Companies today are often “stuck” in their traditional processes related to SOPs, safety protocols and technical manuals as they navigate increased changes in policy, regulations and economics, said Falk Gottlob, Smartcat’s chief product officer. By automating these processes, key supplier and worker documents can be updated continuously, alleviating potential bottlenecks created by legacy translation.
With traditional document translation, typically the content is created in one system, then someone sends it to another person for collaboration, who then uses a different system, and so on, Gottlob said. Often, something gets lost in the process.
“There’s a legacy workflow that is fundamentally broken,” he said. Through AI-driven translation, Gottlob said companies can “generate content natively right away” and can take steps out of the analog process.
As AI powered by large language models becomes more accessible to companies, the technology is also reshaping the translation and interpreting industry. Before the advent of ChatGPT and other LLM tools, translators used neural machine translation for predictable, low-risk content, or drafting preliminary texts, according to the American Translators Association. However, the technology can introduce “inaccuracies, inconsistencies, and misinterpretations” that require expert human intervention to discern and correct.

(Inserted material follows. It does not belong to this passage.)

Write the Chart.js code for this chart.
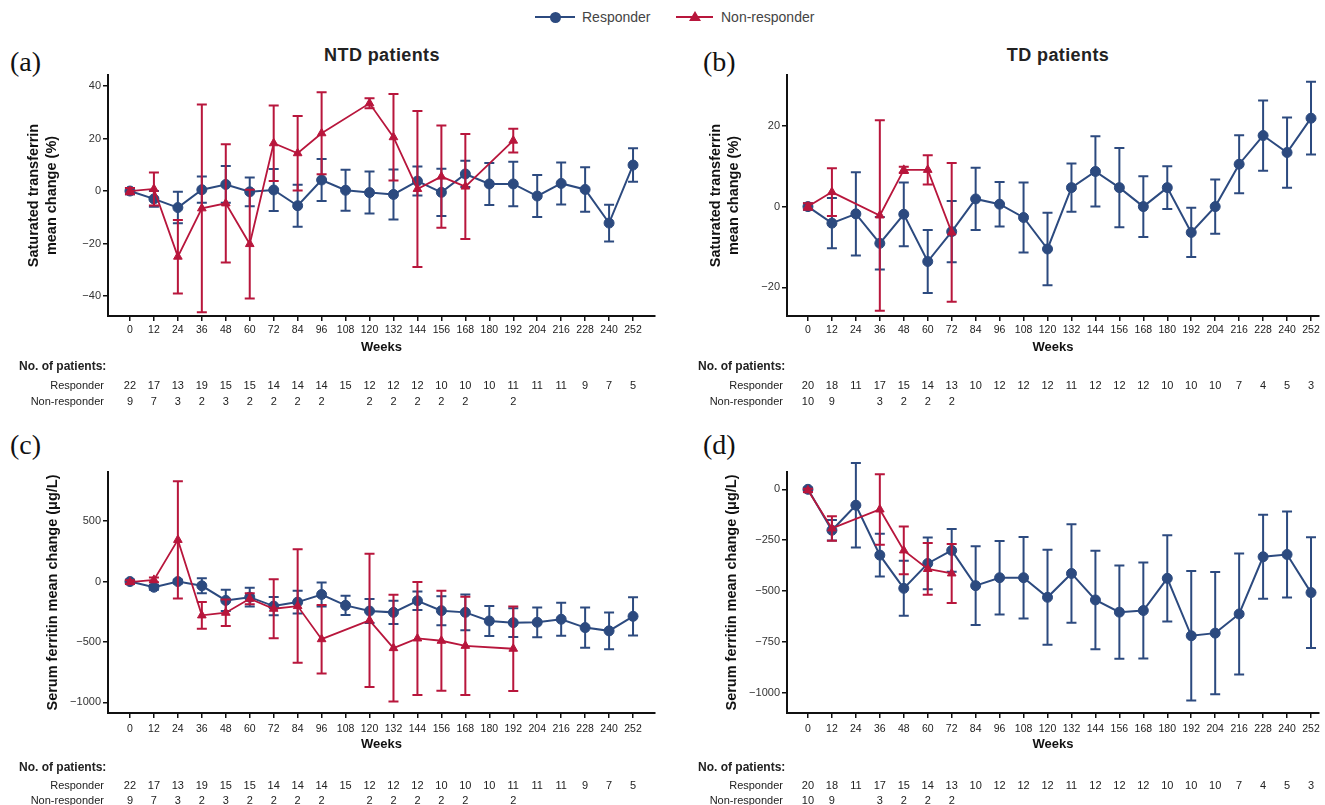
<!DOCTYPE html>
<html>
<head>
<meta charset="utf-8">
<script src="https://cdn.jsdelivr.net/npm/chart.js@4.4.1/dist/chart.umd.min.js"></script>
<style>
  body { margin: 0; background: #fff; width: 1325px; height: 805px; position: relative; overflow: hidden; font-family: "Liberation Sans", Arial, sans-serif; }
  canvas { position: absolute; }
  .rotulo { position: absolute; font-family: "Liberation Serif", "Times New Roman", serif; font-size: 28px; line-height: 28px; color: #111; }
  .titulo { position: absolute; font-weight: bold; font-size: 18px; letter-spacing: 0.4px; color: #222; transform: translateX(-50%); white-space: nowrap; line-height: 20px; }
  .leg-linha { position: absolute; height: 2px; }
  .leg-texto { position: absolute; font-size: 14px; color: #444; line-height: 16px; }
</style>
</head>
<body>

<div class="leg-linha" style="left:535px; top:16px; width:40px; background:#2c4a7f"></div>
<div style="position:absolute; left:550px; top:12px; width:11px; height:11px; border-radius:50%; background:#2c4a7f"></div>
<div class="leg-texto" style="left:582px; top:9px">Responder</div>
<div class="leg-linha" style="left:676px; top:16px; width:37px; background:#b8163c"></div>
<div style="position:absolute; left:689px; top:11px; width:0; height:0; border-left:6px solid transparent; border-right:6px solid transparent; border-bottom:10px solid #b8163c"></div>
<div class="leg-texto" style="left:721px; top:9px">Non-responder</div>

<div class="rotulo" style="left:10px; top:48px">(a)</div>
<div class="rotulo" style="left:703px; top:48px">(b)</div>
<div class="rotulo" style="left:10px; top:431px">(c)</div>
<div class="rotulo" style="left:703px; top:431px">(d)</div>
<div class="titulo" style="left:382px; top:45px">NTD patients</div>
<div class="titulo" style="left:1058px; top:45px">TD patients</div>

<canvas id="painelA" width="662" height="375" style="left:0; top:40px"></canvas>
<canvas id="painelB" width="663" height="375" style="left:662px; top:40px"></canvas>
<canvas id="painelC" width="662" height="385" style="left:0; top:420px"></canvas>
<canvas id="painelD" width="663" height="385" style="left:662px; top:420px"></canvas>

<script>
const azul = '#2c4a7f';
const vermelho = '#b8163c';

const semanas = [0, 12, 24, 36, 48, 60, 72, 84, 96, 108, 120, 132, 144, 156, 168, 180, 192, 204, 216, 228, 240, 252];

// (a) NTD - saturacao de transferrina
const ntdTsatResp = [0, -3, -6.3, 0.5, 2.5, -0.3, 0.4, -5.6, 4.2, 0.3, -0.6, -1.3, 3.8, -0.5, 6.5, 2.7, 2.7, -1.9, 2.9, 0.6, -12.2, 9.9];
const ntdTsatRespErr = [1.2, 3, 6, 5, 7, 5.5, 8, 8, 8, 7.8, 8, 9.5, 5.5, 9, 5, 8, 8.5, 8, 8, 8.5, 7, 6.4];
const ntdTsatNon = [0, 0.8, -25, -6.6, -4.7, -20.2, 18.2, 14.4, 22, null, 33.4, 20.5, 0.8, 5.5, 1.7, null, 19.2, null, null, null, null, null];
const ntdTsatNonErr = [1.2, 6.3, 14, 39.6, 22.5, 20.7, 14.4, 14.2, 15.6, null, 1.9, 16.5, 29.7, 19.5, 20, null, 4.5, null, null, null, null, null];

// (b) TD - saturacao de transferrina
const tdTsatResp = [0, -4.1, -1.8, -9.1, -1.9, -13.6, -6.2, 1.9, 0.6, -2.7, -10.5, 4.7, 8.7, 4.7, 0, 4.7, -6.4, 0, 10.5, 17.6, 13.4, 21.9];
const tdTsatRespErr = [0.8, 6.2, 10.3, 6.5, 7.9, 7.8, 7.6, 7.7, 5.5, 8.7, 9, 6, 8.7, 9.8, 7.5, 5.3, 6.1, 6.7, 7.2, 8.7, 8.7, 9];
const tdTsatNon = [0, 3.6, null, -2.2, 9.1, 9.1, -6.4, null, null, null, null, null, null, null, null, null, null, null, null, null, null, null];
const tdTsatNonErr = [0.8, 5.9, null, 23.6, 0.8, 3.6, 17.2, null, null, null, null, null, null, null, null, null, null, null, null, null, null, null];

// (c) NTD - ferritina serica
const ntdFerrResp = [0, -47, 0, -35, -156, -129, -203, -170, -107, -197, -244, -255, -159, -241, -255, -326, -340, -337, -312, -381, -408, -288];
const ntdFerrRespErr = [15, 20, 15, 62, 88, 78, 75, 95, 100, 80, 100, 96, 77, 120, 148, 124, 119, 123, 136, 166, 152, 158];
const ntdFerrNon = [-5, 14, 345, -280, -258, -142, -225, -203, -477, null, -321, -551, -471, -490, -532, null, -556, null, null, null, null, null];
const ntdFerrNonErr = [15, 20, 485, 110, 110, 45, 245, 470, 284, null, 551, 441, 468, 414, 407, null, 350, null, null, null, null, null];

// (d) TD - ferritina serica
const tdFerrResp = [0, -201, -78, -323, -486, -364, -300, -473, -434, -434, -530, -413, -543, -603, -595, -437, -719, -706, -612, -331, -320, -507];
const tdFerrRespErr = [8, 50, 207, 105, 135, 127, 105, 193, 180, 200, 233, 242, 242, 229, 236, 212, 318, 300, 297, 206, 211, 272];
const tdFerrNon = [-5, -192, null, -99, -300, -391, -413, null, null, null, null, null, null, null, null, null, null, null, null, null, null, null];
const tdFerrNonErr = [8, 60, null, 173, 117, 127, 145, null, null, null, null, null, null, null, null, null, null, null, null, null, null, null];

// numero de pacientes
const ntdRespN = [22, 17, 13, 19, 15, 15, 14, 14, 14, 15, 12, 12, 12, 10, 10, 10, 11, 11, 11, 9, 7, 5];
const ntdNonN = [9, 7, 3, 2, 3, 2, 2, 2, 2, null, 2, 2, 2, 2, 2, null, 2, null, null, null, null, null];
const tdRespN = [20, 18, 11, 17, 15, 14, 13, 10, 12, 12, 12, 11, 12, 12, 12, 10, 10, 10, 7, 4, 5, 3];
const tdNonN = [10, 9, null, 3, 2, 2, 2, null, null, null, null, null, null, null, null, null, null, null, null, null, null, null];

function pontos(medias, erros) {
  return semanas
    .map((s, i) => medias[i] == null ? null : { x: s, y: medias[i], err: erros[i] })
    .filter(p => p);
}

const barrasErro = {
  id: 'barrasErro',
  beforeDatasetDraw(chart, args) {
    const ds = chart.data.datasets[args.index];
    const escalaY = chart.scales.y;
    const ctx = chart.ctx;
    ctx.save();
    ctx.strokeStyle = ds.borderColor;
    ctx.lineWidth = 2;
    args.meta.data.forEach((el, i) => {
      const d = ds.data[i];
      const topo = escalaY.getPixelForValue(d.y + d.err);
      const base = escalaY.getPixelForValue(d.y - d.err);
      ctx.beginPath();
      ctx.moveTo(el.x, topo); ctx.lineTo(el.x, base);
      ctx.moveTo(el.x - 5, topo); ctx.lineTo(el.x + 5, topo);
      ctx.moveTo(el.x - 5, base); ctx.lineTo(el.x + 5, base);
      ctx.stroke();
    });
    ctx.restore();
  }
};

function tabelaPacientes(resp, non, linhas) {
  return {
    id: 'tabelaPacientes',
    afterDraw(chart) {
      const { ctx, chartArea } = chart;
      const escalaX = chart.scales.x;
      const b = chartArea.bottom;
      ctx.save();
      ctx.fillStyle = '#222';
      ctx.textBaseline = 'middle';
      ctx.font = 'bold 12px "Liberation Sans", Arial';
      ctx.textAlign = 'left';
      ctx.fillText('No. of patients:', chartArea.left - 89, b + linhas[0]);
      ctx.font = '11px "Liberation Sans", Arial';
      ctx.textAlign = 'right';
      ctx.fillText('Responder', chartArea.left - 4, b + linhas[1]);
      ctx.fillText('Non-responder', chartArea.left - 4, b + linhas[2]);
      ctx.textAlign = 'center';
      semanas.forEach((s, i) => {
        const px = escalaX.getPixelForValue(s);
        if (resp[i] != null) ctx.fillText(String(resp[i]), px, b + linhas[1]);
        if (non[i] != null) ctx.fillText(String(non[i]), px, b + linhas[2]);
      });
      ctx.restore();
    }
  };
}

function menos(v) {
  return v < 0 ? '\u2212' + Math.abs(v) : String(v);
}

function criarPainel(id, o) {
  return new Chart(document.getElementById(id), {
    type: 'line',
    data: {
      datasets: [
        {
          label: 'Responder',
          data: pontos(o.resp, o.respErr),
          borderColor: azul, backgroundColor: azul,
          pointStyle: 'circle', pointRadius: 5, pointBorderWidth: 1,
          borderWidth: 2, order: 2
        },
        {
          label: 'Non-responder',
          data: pontos(o.non, o.nonErr),
          borderColor: vermelho, backgroundColor: vermelho,
          pointStyle: 'triangle', pointRadius: 5, pointBorderWidth: 1,
          borderWidth: 1.8, order: 1
        }
      ]
    },
    options: {
      responsive: false,
      animation: false,
      events: [],
      layout: { padding: o.padding },
      plugins: { legend: { display: false }, tooltip: { enabled: false } },
      scales: {
        x: {
          type: 'linear', min: o.xMin, max: o.xMax,
          afterBuildTicks: s => { s.ticks = semanas.map(v => ({ value: v })); },
          afterFit: s => { s.height = 40; },
          ticks: { autoSkip: false, maxRotation: 0, padding: o.xPad, color: '#222', font: { size: 10.5, family: '"Liberation Sans", Arial' } },
          grid: { drawOnChartArea: false, tickLength: 5, color: '#111', lineWidth: 1.5 },
          border: { color: '#111', width: 2 },
          title: { display: true, text: 'Weeks', color: '#111', font: { size: 13, weight: 'bold', family: '"Liberation Sans", Arial' }, padding: { top: 0, bottom: 1 } }
        },
        y: {
          min: o.yMin, max: o.yMax,
          afterBuildTicks: s => { s.ticks = o.yTicks.map(v => ({ value: v })); },
          afterFit: s => { s.width = o.yWidth; },
          ticks: { padding: 2, color: '#333', font: { size: 11, family: '"Liberation Sans", Arial' }, callback: v => menos(v) },
          grid: { drawOnChartArea: false, tickLength: 5, color: '#111', lineWidth: 1.5 },
          border: { color: '#111', width: 2 },
          title: { display: true, text: o.yTitulo, color: '#111', font: { size: 14.5, weight: 'bold', lineHeight: 1.22, family: '"Liberation Sans", Arial' }, padding: { top: o.yTitPad, bottom: 0 } }
        }
      }
    },
    plugins: [barrasErro, tabelaPacientes(o.respN, o.nonN, o.linhas)]
  });
}

criarPainel('painelA', {
  resp: ntdTsatResp, respErr: ntdTsatRespErr, non: ntdTsatNon, nonErr: ntdTsatNonErr,
  respN: ntdRespN, nonN: ntdNonN,
  xMin: -11, xMax: 263, yMin: -47.6, yMax: 44.2, yTicks: [-40, -20, 0, 20, 40],
  yWidth: 108, yTitulo: ['Saturated transferrin', 'mean change (%)'], yTitPad: 25,
  padding: { top: 35, left: 0, right: 7, bottom: 59 }, xPad: 3, linhas: [51, 70, 86]
});

criarPainel('painelB', {
  resp: tdTsatResp, respErr: tdTsatRespErr, non: tdTsatNon, nonErr: tdTsatNonErr,
  respN: tdRespN, nonN: tdNonN,
  xMin: -10.5, xMax: 256, yMin: -27.1, yMax: 32.6, yTicks: [-20, 0, 20],
  yWidth: 125, yTitulo: ['Saturated transferrin', 'mean change (%)'], yTitPad: 45,
  padding: { top: 35, left: 0, right: 3, bottom: 59 }, xPad: 3, linhas: [51, 70, 86]
});

criarPainel('painelC', {
  resp: ntdFerrResp, respErr: ntdFerrRespErr, non: ntdFerrNon, nonErr: ntdFerrNonErr,
  respN: ntdRespN, nonN: ntdNonN,
  xMin: -11, xMax: 263, yMin: -1088, yMax: 907, yTicks: [-1000, -500, 0, 500],
  yWidth: 108, yTitulo: 'Serum ferritin mean change (\u03bcg/L)', yTitPad: 44,
  padding: { top: 52, left: 0, right: 7, bottom: 52 }, xPad: 5, linhas: [55, 73, 88]
});

criarPainel('painelD', {
  resp: tdFerrResp, respErr: tdFerrRespErr, non: tdFerrNon, nonErr: tdFerrNonErr,
  respN: tdRespN, nonN: tdNonN,
  xMin: -10.5, xMax: 256, yMin: -1098, yMax: 85, yTicks: [-1000, -750, -500, -250, 0],
  yWidth: 125, yTitulo: 'Serum ferritin mean change (\u03bcg/L)', yTitPad: 61,
  padding: { top: 52, left: 0, right: 3, bottom: 52 }, xPad: 5, linhas: [55, 73, 88]
});
</script>
</body>
</html>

As the public more broadly adopts digital-first approaches, the association’s stance is that qualified, technically proficient language professionals should lead the way in shaping how AI is integrated. Otherwise, the association said, potential inaccuracies can yield major repercussions.
Nishchay Selot, a senior consultant at Streamliners, said he recently used the generative AI tool Perplexity to build a dedicated guide to ensure an Indiana-based snack food manufacturer is complying with standards from the Occupational Safety and Health Administration.
The company, which Selot declined to name due to privacy concerns, is on track to more than double its revenue to $500 million by 2030. He said the company sought help to ensure its factory could still meet OSHA standards as it scales production.
To address this, Selot crafted a large prompt containing factory specifications, including number of aisles, racks, production lines, people and even bathrooms. He fed the data along with different OSHA files into Perplexity, and out came a dedicated manual that could then be translated into other languages with a few keystrokes.
That language flexibility allowed supervisors to distribute the same manual to shop floor operators who may speak Spanish or a French-based Creole, Selot said. One of the benefits of Perplexity over Google Translate is that there are certain nuances that make for a better, more accurate translation, he added.
“We had this validated through some of the native speakers over there as well, and they found this very useful,” Selot said.
In cases where exact translation is imperative, companies should use backup experts or services, O’Connor said. But when immediate communication is necessary on the shop floor, the general consensus from supervisors is that having workers who speak little to no English understand 80% of the message is better than none at all, she said.
“Just having someone scan over and say, ‘yep, this all makes sense’ is way better,” she added.